Sovrappeso, sedentarietà e stress. Tre condizioni oggi purtroppo molto comuni, spesso presenti contemporaneamente. Tre fattori di rischio estremamente gravi eppure poco considerati. Spesso l’attenzione si fissa sul pericolo del momento, che si tratti dell’olio di palma o delle farine raffinate non fa differenza. Dovremmo invece focalizzarci sugli effetti, ossia l’accumulo di grasso, il fiato corto quando si salgono quei sette gradini, lo stress continuo e sotterraneo legato a lavoro, relazioni, società.
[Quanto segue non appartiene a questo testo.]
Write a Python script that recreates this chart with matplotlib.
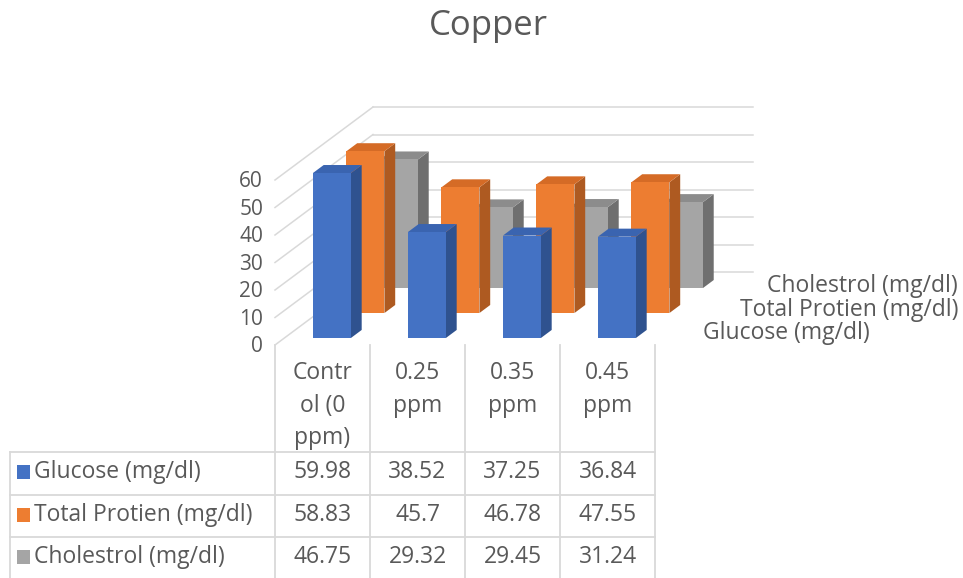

Sul peso corporeo e sul livello di attività fisica, c’è margine di miglioramento diretto e anche immediato. Più complicato intervenire sui fattori di stress, che spesso sono in gran parte indipendenti dalla nostra volontà. Eppure, per alcuni, anche alimentazione e attività fisica diventano fattori di stress: preoccupazioni costanti su natura e salubrità del cibo consumato, esercizio ossessivo che toglie spazio ad altri essenziali aspetti della vita di ogni giorno. Ognuno si costruisce i propri demoni e ingaggia battaglie che spesso è destinato a perdere. Ricordiamo sempre che la maggior parte dei fattori di stress sono di natura psicosociale, frutto delle strutture e dell’intreccio di relazioni nei quali ci ritroviamo a vivere.
Un passo importante sarebbe già capire se e cosa ci stressa, quali sono le situazioni che percepiamo come una minaccia, che alterano in maniera drammatica il nostro delicato equilibrio interno e ci pongono in una condizione di allarme che alla lunga può soltanto farci male.